Pretty sure that this text will cost me like $5 but just wanted you to know that I just smoked a bowl of kush, about to walk around shopping for hookers and i get 3 credit hours for this study abroad .... have fun studying for finals.
Am I allowed to say that I would really enjoy blowing you again? Or does that fall into the "nothing changes between us" catagory?
And when he pulled me off the bathroom floor, he just looked at the cat litter stuck to my chin and said "oh sweetie" and shook his head. I think my dad's officially given up hope.
Printing the vagina inspector badge was money well spent.
My hanfda are one with the u niverse and I am cirretnly inhaling a couch
Best elective surgery ever. Having a great time ignoring girls' pleas to pull out and blowing it inside anyway. I like to watch them absolutely freak out and go batshit crazy for 20 mins before I mention the snip-snip surgery. Power trip.
I had to explain to my dentist that my tooth was chipped because we designated my mouth as the official way to open beer.

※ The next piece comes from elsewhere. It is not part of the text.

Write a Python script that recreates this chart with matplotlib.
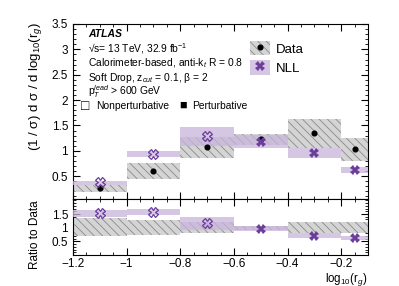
import numpy as np
import matplotlib
matplotlib.use("Agg")
import matplotlib.pyplot as plt
from matplotlib.patches import Patch
from matplotlib.lines import Line2D
from matplotlib.ticker import MultipleLocator

plt.rcParams['font.family'] = ['Liberation Sans', 'DejaVu Sans']
plt.rcParams['mathtext.fontset'] = 'custom'
plt.rcParams['mathtext.rm'] = 'Liberation Sans'
plt.rcParams['mathtext.it'] = 'Liberation Sans:italic'
plt.rcParams['mathtext.bf'] = 'Liberation Sans:bold'
plt.rcParams['hatch.color'] = '#8a8a8a'
plt.rcParams['hatch.linewidth'] = 0.6

# ---- data ----
bin_edges = [-1.2, -1.0, -0.8, -0.6, -0.4, -0.2, -0.1]
perturbative = [False, False, False, True, True, True]

data_val = [0.26, 0.60, 1.08, 1.23, 1.35, 1.03]
data_lo = [0.18, 0.44, 0.86, 1.12, 1.06, 0.80]
data_hi = [0.33, 0.76, 1.27, 1.33, 1.62, 1.25]

nll_val = [0.38, 0.935, 1.29, 1.18, 0.955, 0.62]
nll_lo = [0.33, 0.87, 1.10, 1.06, 0.86, 0.56]
nll_hi = [0.41, 1.00, 1.47, 1.31, 1.06, 0.69]

ratio_data_lo = [0.69, 0.74, 0.81, 0.93, 0.79, 0.81]
ratio_data_hi = [1.35, 1.29, 1.22, 1.05, 1.20, 1.21]
ratio_nll_val = [1.54, 1.58, 1.17, 0.95, 0.71, 0.63]
ratio_nll_lo = [1.40, 1.46, 0.93, 0.87, 0.63, 0.55]
ratio_nll_hi = [1.64, 1.68, 1.38, 1.07, 0.79, 0.71]

edges = np.array(bin_edges)
centers = 0.5 * (edges[:-1] + edges[1:])
widths = np.diff(edges)

grey = '#d4d4d4'
purple_band = '#c8b4dc'
purple = '#6a3d9a'
hatch = '\\\\\\\\'

W, H = 399, 286
fig = plt.figure(figsize=(W / 100, H / 100), dpi=100)
ax = fig.add_axes([73 / W, 1 - 199 / H, 295 / W, 175 / H])
axr = fig.add_axes([73 / W, 1 - 255 / H, 295 / W, 56 / H], sharex=ax)


def draw(a, dlo, dhi, nval, nlo, nhi, dval=None):
    dlo = np.array(dlo); dhi = np.array(dhi)
    nlo = np.array(nlo); nhi = np.array(nhi)
    a.bar(centers, dhi - dlo, bottom=dlo, width=widths, color=grey,
          hatch=hatch, edgecolor='#8a8a8a', linewidth=0, zorder=2)
    a.bar(centers, nhi - nlo, bottom=nlo, width=widths, color=purple_band,
          alpha=0.75, linewidth=0, zorder=3)
    if dval is not None:
        a.plot(centers, dval, 'o', color='black', ms=3.4, zorder=5)
    for c, v, p in zip(centers, nval, perturbative):
        if p:
            a.plot([c], [v], 'X', color=purple, ms=6.5, mew=0, zorder=6)
        else:
            a.plot([c], [v], 'X', mfc='none', mec=purple, ms=7, mew=0.9, zorder=6)


draw(ax, data_lo, data_hi, nll_val, nll_lo, nll_hi, data_val)
draw(axr, ratio_data_lo, ratio_data_hi, ratio_nll_val, ratio_nll_lo, ratio_nll_hi)

ax.set_xlim(-1.2, -0.1)
ax.set_ylim(0.05, 3.5)
axr.set_ylim(0, 2.05)

for a in (ax, axr):
    a.tick_params(which='both', direction='in', top=True, right=True, labelsize=8.5)
    a.tick_params(which='major', length=5, width=0.8)
    a.tick_params(which='minor', length=2.5, width=0.6)
    a.xaxis.set_major_locator(MultipleLocator(0.2))
    a.xaxis.set_minor_locator(MultipleLocator(0.05))
    for s in a.spines.values():
        s.set_linewidth(0.8)
axr.tick_params(axis='x', pad=2.5)
ax.yaxis.set_minor_locator(MultipleLocator(0.1))
axr.yaxis.set_minor_locator(MultipleLocator(0.1))
ax.tick_params(labelbottom=False)
ax.set_yticks([0.5, 1, 1.5, 2, 2.5, 3, 3.5])
ax.set_yticklabels(['0.5', '1', '1.5', '2', '2.5', '3', '3.5'])
axr.set_yticks([0.5, 1, 1.5])
axr.set_yticklabels(['0.5', '1', '1.5'])
axr.set_xticks([-1.2, -1.0, -0.8, -0.6, -0.4, -0.2])
axr.set_xticklabels(['\u22121.2', '\u22121', '\u22120.8', '\u22120.6', '\u22120.4', '\u22120.2'])

fig.text(35 / W, 1 - 22 / H, '(1 / \u03c3) d \u03c3 / d log$_{10}$(r$_{g}$)', fontsize=9.5,
         rotation=90, ha='center', va='top')
fig.text(35 / W, 1 - 200 / H, 'Ratio to Data', fontsize=8.5,
         rotation=90, ha='center', va='top')
fig.text(368 / W, 1 - 270.5 / H, 'log$_{10}$(r$_{g}$)', fontsize=8.3,
         ha='right', va='top')

# annotations
tx = 88 / W
fs = 7.4
fig.text(tx, 1 - 34 / H, 'ATLAS', fontsize=7.5, fontweight='bold', style='italic', va='center')
fig.text(tx, 1 - 49 / H, '\u221as= 13 TeV, 32.9 fb$^{-1}$', fontsize=fs, va='center')
fig.text(tx, 1 - 63 / H, 'Calorimeter-based, anti-k$_{t}$ R = 0.8', fontsize=fs, va='center')
fig.text(tx, 1 - 78 / H, 'Soft Drop, z$_{cut}$ = 0.1, \u03b2 = 2', fontsize=fs, va='center')
fig.text(tx, 1 - 92 / H, 'p$_{T}^{lead}$ > 600 GeV', fontsize=fs, va='center')
fig.text(81 / W, 1 - 106 / H, '\u25a1', fontsize=10, va='center')
fig.text(96 / W, 1 - 106 / H, 'Nonperturbative', fontsize=fs, va='center')
fig.text(179 / W, 1 - 106 / H, '\u25a0', fontsize=9, va='center')
fig.text(192 / W, 1 - 106 / H, 'Perturbative', fontsize=fs, va='center')

h_data = (Patch(facecolor=grey, hatch=hatch, edgecolor='#8a8a8a', linewidth=0),
          Line2D([], [], marker='o', color='black', ls='none', ms=3.4))
h_nll = (Patch(facecolor=purple_band, alpha=0.75, linewidth=0),
         Line2D([], [], marker='X', color=purple, ls='none', ms=6.5, mew=0))
ax.legend([h_data, h_nll], ['Data', 'NLL'], loc='upper left',
          bbox_to_anchor=(0.57, 0.955), frameon=False, fontsize=9.5,
          handlelength=1.5, handleheight=1.3, handletextpad=0.4,
          labelspacing=0.35, borderpad=0.2)

fig.savefig('out.png', dpi=100)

I feel like our level of partying is no longer socially acceptable.
This is the most boring acid ever. I feel like a child. But thats okay, I've been a child before, its nothing new.
Yeah sorry about that. I got pulled into the Russian student society's end of term party. There was too much vodka and eurodance to come help you pack.
Why do I think he'd like to keep my hair in a box?
SUNS OUT COOCHY OUT
When she saw "buy condoms" on my to do list she figured out pretty quick we were breaking up.
Send me a picture of our booze closet. I'm homesick.